/ 4 June 2003

A dream machine

Review: Kawasaki KR 150 K

Little motorcycles are lovely. They offer performance way out of proportion to their displacement without getting daft about it, so you can ride them hard wherever you go without getting bored or placing your licence at risk, and they’re so light that they can be thrown around with abandon. I’ve been keen to ride one of the modern little two-stroke sports machines for a while now, so when Kawasaki offered me its KR 150 K for a few days I leaped at the chance.

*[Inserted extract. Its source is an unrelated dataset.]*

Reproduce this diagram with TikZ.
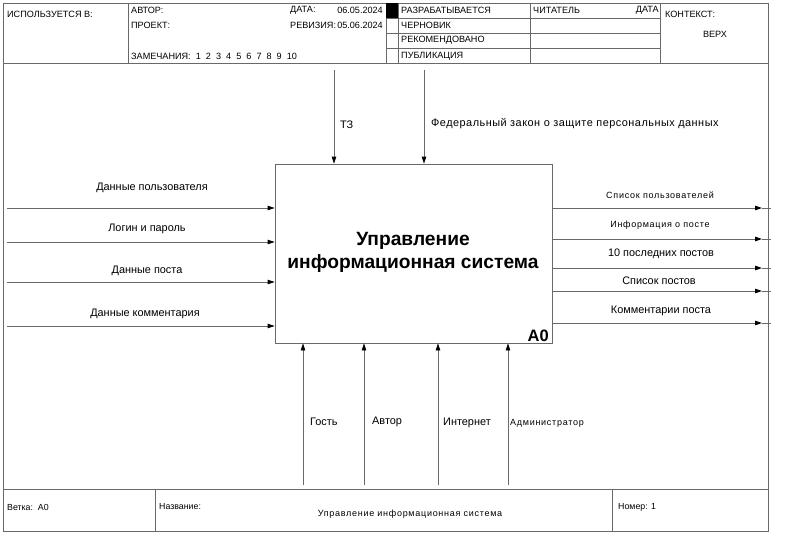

At the heart of the little Kawasaki lies a water-cooled single-cylinder 148cc engine that spits out 30 horsepower (22kW) when you thrash it, and enough power to toddle about on in comfort when you don’t. The single front and rear disks scrub off speed with alacrity, and the 124kg machine handles like a dream thanks to its light mass.

Instrumentation is interesting. There’s a temperature gauge that doubles as a fuel gauge — a push on a button switches modes. The rev counter — well, it’s a rev counter, so it tells you how fast the engine’s spinning.

Then there’s the speedometer, which tells more lies than our good friend Krisjan Lemmer. With me up front and my son on the back the dial showed a hugely optimistic 190kph — I think about 155 or 160 would have been more honest.

Still, even without the bulldust the little bike’s a flier. The six-speed close-ratio gearbox is great fun to tickle, and the crisp-sounding expansion-box exhaust adds to the Grand Prix boy-racer experience.